**THE REQUEST**
From the entries below, extract every line that includes the word "script".

[Part of a data file]
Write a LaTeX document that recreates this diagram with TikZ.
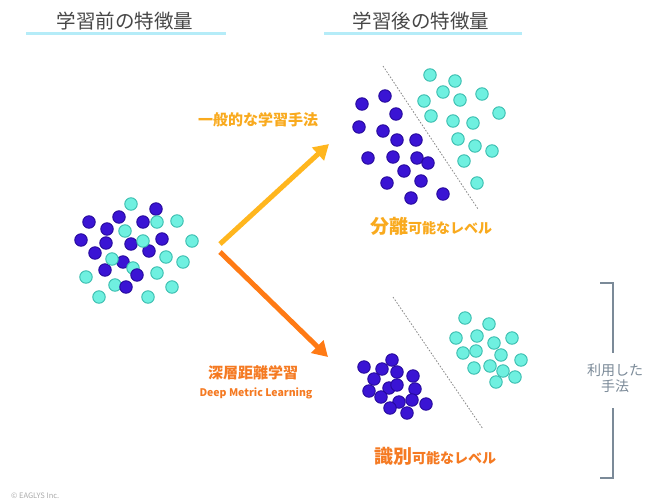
\documentclass[tikz,border=0pt]{standalone}
\usepackage{fontspec}
\setmainfont{Noto Sans CJK JP}
\usetikzlibrary{arrows.meta}
\definecolor{dotblue}{HTML}{3A14D4}
\definecolor{dotblueedge}{HTML}{26099C}
\definecolor{dotcyan}{HTML}{6FF0E0}
\definecolor{dotcyanedge}{HTML}{38BCAE}
\definecolor{arrowyellow}{HTML}{FFB61E}
\definecolor{textyellow}{HTML}{F9AA1E}
\definecolor{arroworange}{HTML}{FF7A14}
\definecolor{textorange}{HTML}{F57A22}
\definecolor{titlegray}{HTML}{474747}
\definecolor{barcyan}{HTML}{B5ECF8}
\definecolor{brgray}{HTML}{7B8A98}
\definecolor{sepgray}{HTML}{8A8A8A}
\definecolor{copygray}{HTML}{AAAAAA}
\begin{document}
\begin{tikzpicture}[x=1pt,y=-1pt,
  bdot/.style={circle,minimum size=12.5pt,inner sep=0pt,fill=dotblue,draw=dotblueedge,line width=0.9pt},
  cdot/.style={circle,minimum size=12.5pt,inner sep=0pt,fill=dotcyan,draw=dotcyanedge,line width=0.9pt},
  title/.style={font=\fontsize{19.5}{19.5}\selectfont,text=titlegray,inner sep=0pt},
  titlebar/.style={draw=barcyan,line width=3pt},
  bigarrow/.style={line width=5pt,-{Triangle[length=15pt,width=17pt]}},
  sep/.style={draw=sepgray,line width=0.8pt,dash pattern=on 1.6pt off 1.6pt},
  bracket/.style={draw=brgray,line width=1.4pt},
  lbl/.style={inner sep=0pt,font=\bfseries\fontsize{15}{15}\selectfont}
]
\useasboundingbox (0,0) rectangle (645,501);
\fill[white] (0,0) rectangle (645,501);

% titles
\node[title] (t1) at (125,21) {学習前の特徴量};
\node[title] (t2) at (421,21) {学習後の特徴量};
\coordinate (b1l) at (26,33.5); \coordinate (b1r) at (226,33.5);
\coordinate (b2l) at (324,33.5); \coordinate (b2r) at (522,33.5);
\draw[titlebar] (b1l) -- (b1r);
\draw[titlebar] (b2l) -- (b2r);

% left mixed cluster
\foreach \x/\y [count=\i] in {156/209,119/217,143/222,89/222,107/229,81/240,106/243,162/239,131/244,149/251,95/253,123/262,105/270}
  \node[bdot] (lb\i) at (\x,\y) {};
\foreach \x/\y [count=\i] in {131/204,177/221,157/222,125/231,192/241,143/241,166/257,183/262,112/259,133/268,86/277,157/273,115/285,172/287,99/297,148/297}
  \node[cdot] (lc\i) at (\x,\y) {};
\node[bdot] (lb14) at (137,275) {};
\node[bdot] (lb15) at (126,287) {};

% top right cluster
\foreach \x/\y [count=\i] in {385/96,362/104,396/114,359/127,383/131,397/140,416/140,368/158,393/157,417/158,428/163,404/171,421/181,387/183,411/198,443/194}
  \node[bdot] (tb\i) at (\x,\y) {};
\foreach \x/\y [count=\i] in {430/75,455/81,443/92,482/94,424/101,460/100,499/113,431/116,453/121,473/123,458/139,475/146,492/151,464/161,477/183}
  \node[cdot] (tc\i) at (\x,\y) {};
\coordinate (s1a) at (383,66); \coordinate (s1b) at (478,209);
\draw[sep] (s1a) -- (s1b);

% bottom right cluster
\foreach \x/\y [count=\i] in {465/318,489/324,456/338,477/336,512/338,494/343,463/353,476/351,501/355,521/360,474/368,490/366,503/371,515/377,496/382}
  \node[cdot] (rc\i) at (\x,\y) {};
\foreach \x/\y [count=\i] in {392/360,364/367,382/369,397/372,413/376,374/379,389/388,397/385,369/391,415/389,381/397,412/400,426/404,399/402,390/408,407/413}
  \node[bdot] (rb\i) at (\x,\y) {};
\coordinate (s2a) at (393,297); \coordinate (s2b) at (483,429);
\draw[sep] (s2a) -- (s2b);

% arrows
\coordinate (ya) at (220,244); \coordinate (yb) at (329,144);
\coordinate (oa) at (220,252); \coordinate (ob) at (328,357);
\draw[bigarrow,arrowyellow] (ya) -- (yb);
\draw[bigarrow,arroworange] (oa) -- (ob);

% labels
\node[lbl,text=textyellow] (l1) at (258,120) {一般的な学習手法};
\node[lbl,text=textorange] (l2) at (253,373) {深層距離学習};
\node[inner sep=0pt,font=\bfseries\fontsize{10.5}{11}\selectfont,text=textorange] (l3) at (256,393) {Deep Metric Learning};
\node[inner sep=0pt,text=textyellow,font=\bfseries] (r1) at (431,226)
  {{\fontsize{19}{19}\selectfont 分離}{\fontsize{14}{14}\selectfont 可能なレベル}};
\node[inner sep=0pt,text=textorange,font=\bfseries] (r2) at (435,456)
  {{\fontsize{19}{19}\selectfont 識別}{\fontsize{14}{14}\selectfont 可能なレベル}};

% bracket
\node[inner sep=0pt,align=center,text=brgray,font=\fontsize{14}{16}\selectfont] (use) at (615,378) {利用した\\手法};
\coordinate (k1) at (600,283); \coordinate (k2) at (613,283); \coordinate (k3) at (613,353);
\coordinate (k4) at (613,408); \coordinate (k5) at (613,478); \coordinate (k6) at (600,478);
\draw[bracket] (k1) -- (k2) -- (k3);
\draw[bracket] (k4) -- (k5) -- (k6);

% copyright
\node[inner sep=0pt,anchor=west,text=copygray,font=\fontsize{7.5}{8}\selectfont] (copy) at (11,496) {© EAGLYS Inc.};
\end{tikzpicture}
\end{document}
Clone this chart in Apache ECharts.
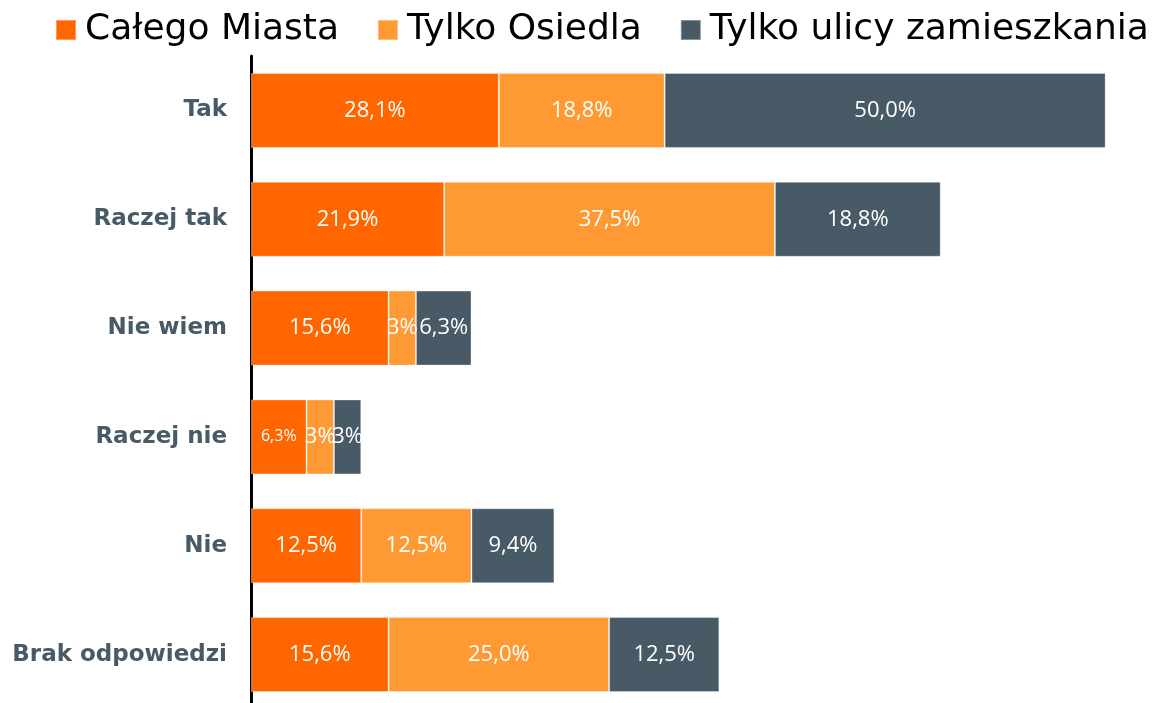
<!DOCTYPE html>
<html>
<head>
<meta charset="utf-8">
<script src="https://cdn.jsdelivr.net/npm/echarts@6/dist/echarts.min.js"></script>
<style>
  html, body { margin: 0; padding: 0; background: #fff; overflow: hidden; }
  #chart { width: 1159px; height: 712px; }
</style>
</head>
<body>
<div id="chart"></div>
<script>
const categories = ['Tak', 'Raczej tak', 'Nie wiem', 'Raczej nie', 'Nie', 'Brak odpowiedzi'];
const seriesNames = ['Całego Miasta', 'Tylko Osiedla', 'Tylko ulicy zamieszkania'];
const calegoMiasta = [28.1, 21.9, 15.6, 6.3, 12.5, 15.6];
const tylkoOsiedla = [18.8, 37.5, 3.1, 3.1, 12.5, 25.0];
const tylkoUlicy = [50.0, 18.8, 6.3, 3.1, 9.4, 12.5];
const colors = ['#ff6600', '#ff9933', '#475a66'];

const fmt = p => p.value < 5 ? Math.round(p.value) + '%' : p.value.toFixed(1).replace('.', ',') + '%';

// chart draws top category first
const cats = categories.slice().reverse();
const rev = a => a.slice().reverse();

function makeSeries(name, data, color) {
  return {
    name: name,
    type: 'bar',
    stack: 'total',
    barWidth: 75,
    data: rev(data).map((v, i) => {
      const d = { value: v };
      if (cats[i] === 'Raczej nie' && v > 5) d.label = { fontSize: 16 };
      return d;
    }),
    itemStyle: { color: color, borderColor: 'rgba(255,255,255,0.35)', borderWidth: 1 },
    label: {
      show: true,
      position: 'inside',
      color: '#fff',
      fontFamily: 'Open Sans',
      fontSize: 22,
      formatter: fmt
    }
  };
}

const chart = echarts.init(document.getElementById('chart'));
chart.setOption({
  animation: false,
  color: colors,
  legend: {
    top: 7,
    left: 50,
    itemWidth: 20,
    itemHeight: 20,
    itemGap: 38,
    icon: 'rect',
    textStyle: { fontFamily: 'DejaVu Sans', fontSize: 36, color: '#000', padding: [0, 0, 0, 4] },
    data: seriesNames
  },
  grid: { left: 251, top: 56, width: 882, bottom: 3 },
  xAxis: {
    type: 'value',
    min: 0,
    max: 100,
    show: false
  },
  yAxis: {
    type: 'category',
    data: cats,
    axisLine: { show: true, lineStyle: { color: '#000', width: 3 } },
    axisTick: { show: false },
    axisLabel: {
      color: '#475a66',
      fontWeight: 'bold',
      fontFamily: 'DejaVu Sans',
      fontSize: 23,
      margin: 24
    }
  },
  series: [
    makeSeries(seriesNames[0], calegoMiasta, colors[0]),
    makeSeries(seriesNames[1], tylkoOsiedla, colors[1]),
    makeSeries(seriesNames[2], tylkoUlicy, colors[2])
  ]
});
</script>
</body>
</html>
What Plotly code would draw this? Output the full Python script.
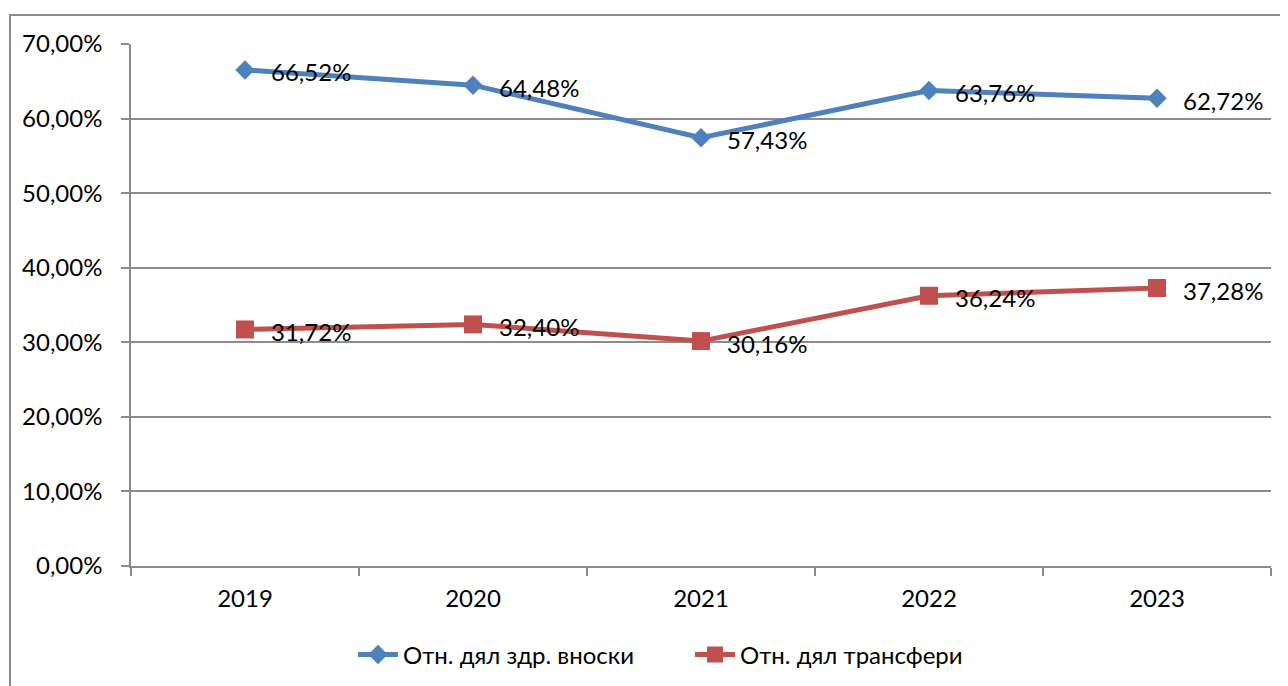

**WRITTEN RESPONSE**
<script src="https://cdn.jsdelivr.net/npm/echarts@6/dist/echarts.min.js"></script>
<script>
</script>
What Plotly code would draw this? Output the full Python script.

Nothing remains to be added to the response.